A miséria moral, a maior de todas as misérias, banalizou os deslocamentos forçados e a nefasta saga dos refugiados. Transformou as cenas horripilantes em show digital, com a mesma atitude impudica com que Ted Turner transformou a Guerra do Golfo, em espetáculo comunicacional, recriando e fazendo palatável e divertida a imagem da morte em massa. As tragédias humanas rendem muitíssimo dinheiro aos países que as produzem ou estimulam. A vida pária em trânsito televisivo e digital, o refugiado morto flutuando no Mediterrâneo, o sírio humilhado pelo macedônio, isso tudo satisfaz uma audiência embrutecida e ávida de espetáculo. A criação de exércitos multinacionais como o Exército Islâmico e outros cruzados da época, rende boa cota para os noticiários, banaliza a destruição e esconde a realidade miserável dos brasis profundos, dos muros malditos como o que divide o México do outro México roubado pelo império norte-americano, ou o que separa pelo meio famílias inteiras na Palestina.
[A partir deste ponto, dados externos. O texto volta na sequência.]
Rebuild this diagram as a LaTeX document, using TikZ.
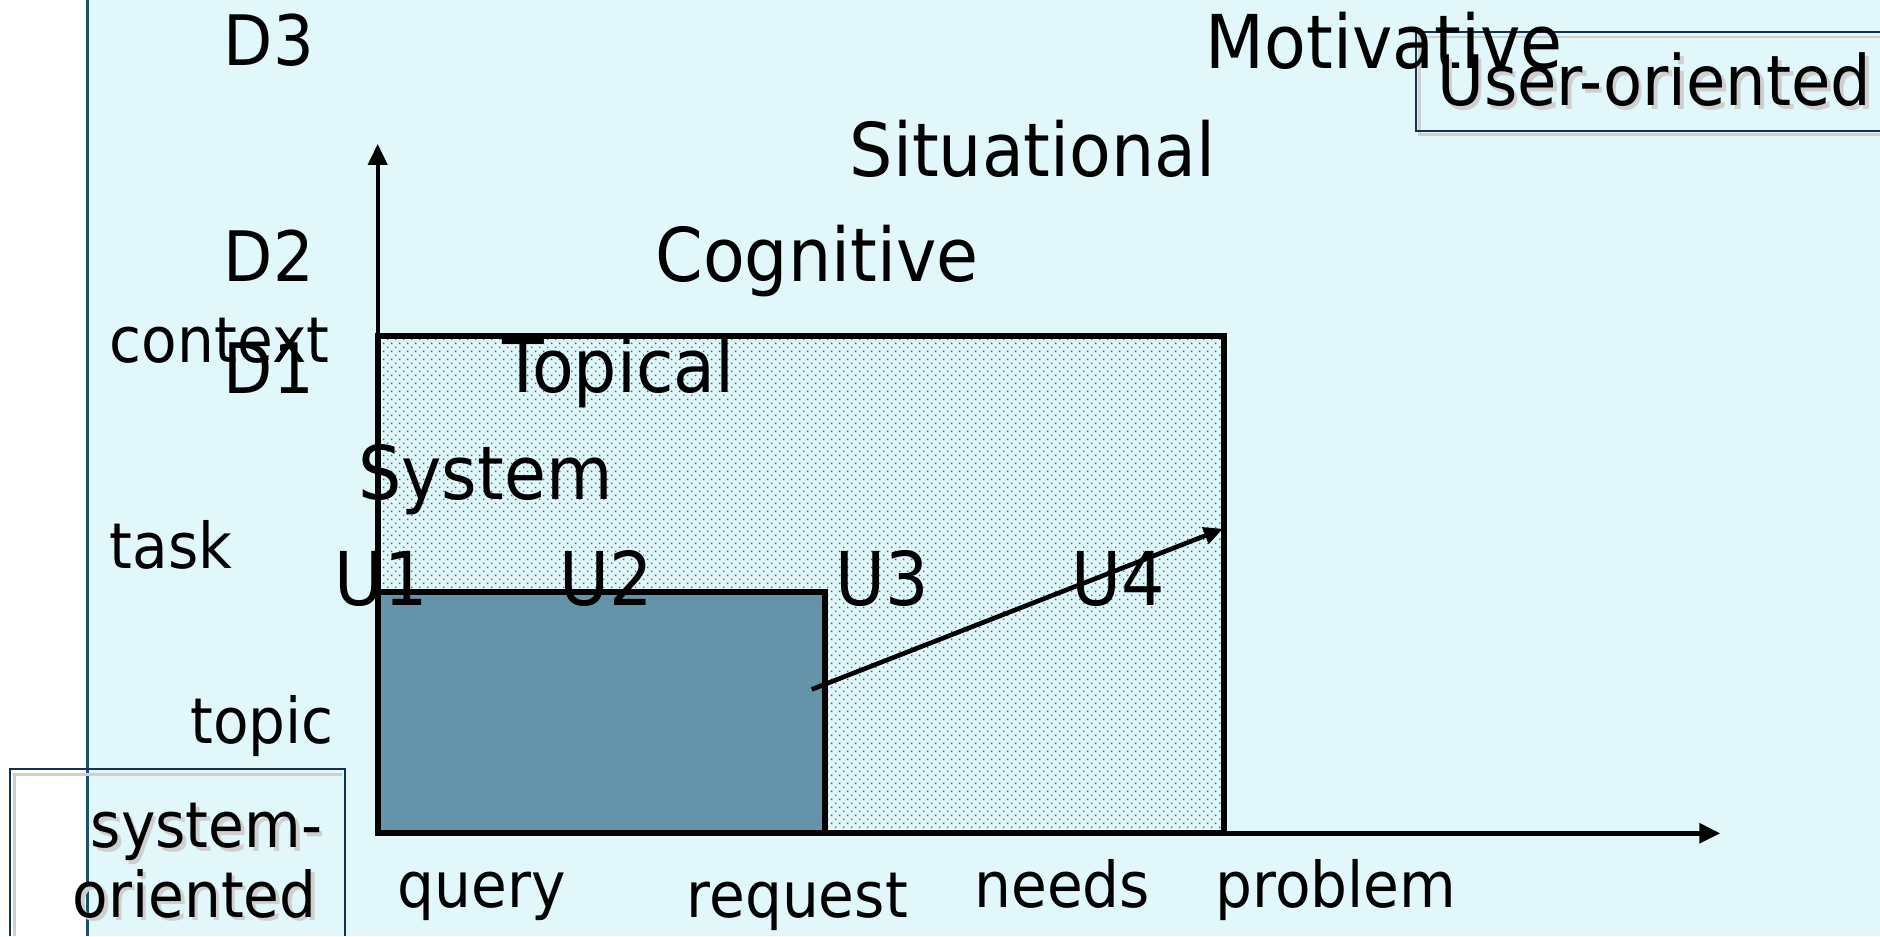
\documentclass[tikz,border=0pt]{standalone}
\usepackage{fontspec}
\setmainfont[FakeStretch=0.92]{DejaVu Sans}
\usetikzlibrary{arrows.meta,patterns.meta}
\definecolor{bg}{HTML}{E1F7FA}
\definecolor{edgeblue}{HTML}{1B4F6B}
\definecolor{navy}{HTML}{12324D}
\definecolor{dotblue}{HTML}{1F6E8C}
\definecolor{innerfill}{HTML}{6593AA}
\definecolor{shadowgray}{HTML}{CFCFCF}
\tikzdeclarepattern{
  name=finedots,
  type=uncolored,
  bounding box={(0pt,0pt) and (2pt,2pt)},
  tile size={(2pt,2pt)},
  code={
    \fill (0pt,0pt) rectangle (0.36pt,0.36pt);
    \fill (1pt,1pt) rectangle (1.36pt,1.36pt);
  }
}
\begin{document}
\begin{tikzpicture}[x=0.01cm,y=-0.01cm,
  big/.style={inner sep=0pt, anchor=base west, font=\fontsize{17.6}{20}\selectfont},
  mid/.style={inner sep=0pt, anchor=base west, font=\fontsize{16.5}{19}\selectfont},
  small/.style={inner sep=0pt, anchor=base west, font=\fontsize{15}{18}\selectfont},
  shad/.style={text=shadowgray},
  axis/.style={line width=1.3pt},
  box/.style={line width=1.4pt},
  tip/.style={-{Triangle[length=5pt,width=4.5pt]}}]
\path[use as bounding box] (0,0) rectangle (1568,781);
\fill[bg] (73,0) rectangle (1568,781);
\draw[edgeblue, line width=0.6pt] (73,0) -- (73,781);

% coordinates
\coordinate (O) at (315,695);
\coordinate (Ytop) at (315,120);
\coordinate (Xend) at (1435,695);
\coordinate (OuterTR) at (1021,280);
\coordinate (InnerTR) at (688,494);
\coordinate (ArrS) at (677,575);
\coordinate (ArrE) at (1020,441);

% regions
\fill[pattern=finedots, pattern color=dotblue] (O) rectangle (OuterTR);
\fill[innerfill] (O) rectangle (InnerTR);
\draw[box] (O) rectangle (OuterTR);
\draw[box] (O) rectangle (InnerTR);

% axes
\draw[line width=1pt, tip] (O) -- (Ytop);
\draw[axis, tip] (O) -- (Xend);
\draw[line width=1.1pt, -{Triangle[length=4.5pt,width=4pt]}] (ArrS) -- (ArrE);

% boxes
\draw[shadowgray, line width=0.6pt] (1568,112) -- (1184,112) -- (1184,31) -- (1568,31);
\draw[navy, line width=0.5pt] (1568,109) -- (1181,109) -- (1181,27) -- (1568,27);
\draw[shadowgray, line width=0.6pt] (12,781) -- (12,646) -- (285,646);
\draw[navy, line width=0.5pt] (8,781) -- (8,641) -- (288,641) -- (288,781);

% labels
\node[mid] (d3) at (186,55) {D3};
\node[mid] (d2) at (186,235) {D2};
\node[mid] (d1) at (186,328) {D1};
\node[small] (context) at (91,302) {context};
\node[small] (task) at (91,474) {task};
\node[small] (topic) at (158,620) {topic};

\node[big] (motiv) at (1005,57) {Motivative};
\node[big] (situ) at (708,147) {Situational};
\node[big] (cogn) at (546,235) {Cognitive};
\node[big] (topical) at (418,327) {Topical};
\node[big] (system) at (298,417) {System};
\node[big] (u1) at (278,505) {U1};
\node[big] (u2) at (466,505) {U2};
\node[big] (u3) at (696,505) {U3};
\node[big] (u4) at (893,505) {U4};

\node[mid, shad] (usershadow) at (1201,91) {User-oriented};
\node[mid] (user) at (1198,88) {User-oriented};
\node[small, shad] (sysshadow1) at (78,710) {system-};
\node[small] (sys1) at (75,707) {system-};
\node[small, shad] (sysshadow2) at (63,768) {oriented};
\node[small] (sys2) at (60,765) {oriented};

\node[small] (query) at (331,757) {query};
\node[small] (request) at (572,765) {request};
\node[small] (needs) at (812,757) {needs};
\node[small] (problem) at (1013,757) {problem};
\end{tikzpicture}
\end{document}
É preciso seguir o exemplo da administração catalã. É preciso ter o entendimento solidário que tem a Cuba revolucionária. Torna-se urgente estudar, compreender e lutar diariamente contra as razões que produzem essas ondas mundiais de refugiados, históricas na Colômbia e na América Central, endêmicas na África, nos países árabes e parte da Ásia. É preciso compreender que no sistema capitalista, produtivista, desenvolvimentista, transnacional, paramilitar e imperial, sempre, em toda circunstância haverá refugiados.
Acolher um refugiado, facilitar sua legalização em todo país, preservar sua identidade cultural, defender seus direitos humanos, educativos e econômicos, é dever de todo ser humano enquanto tal. Devemos abominar a ideia de fronteiras e receber o outro que precisa refúgio com nossa mão solidária, ao final, trata-se um irmão nosso que nasceu na única nação que nos é comum a todos, a Terra. O povo austríaco deu o exemplo nestes dias exigindo condições humanas para o tratamento aos refugiados. Nos estádios alemães de futebol cartazes deram as boas-vindas aos refugiados. Há esperanças. Façamos parte dessas esperanças aqui, em Santa Catarina, onde está sendo escrito este artigo.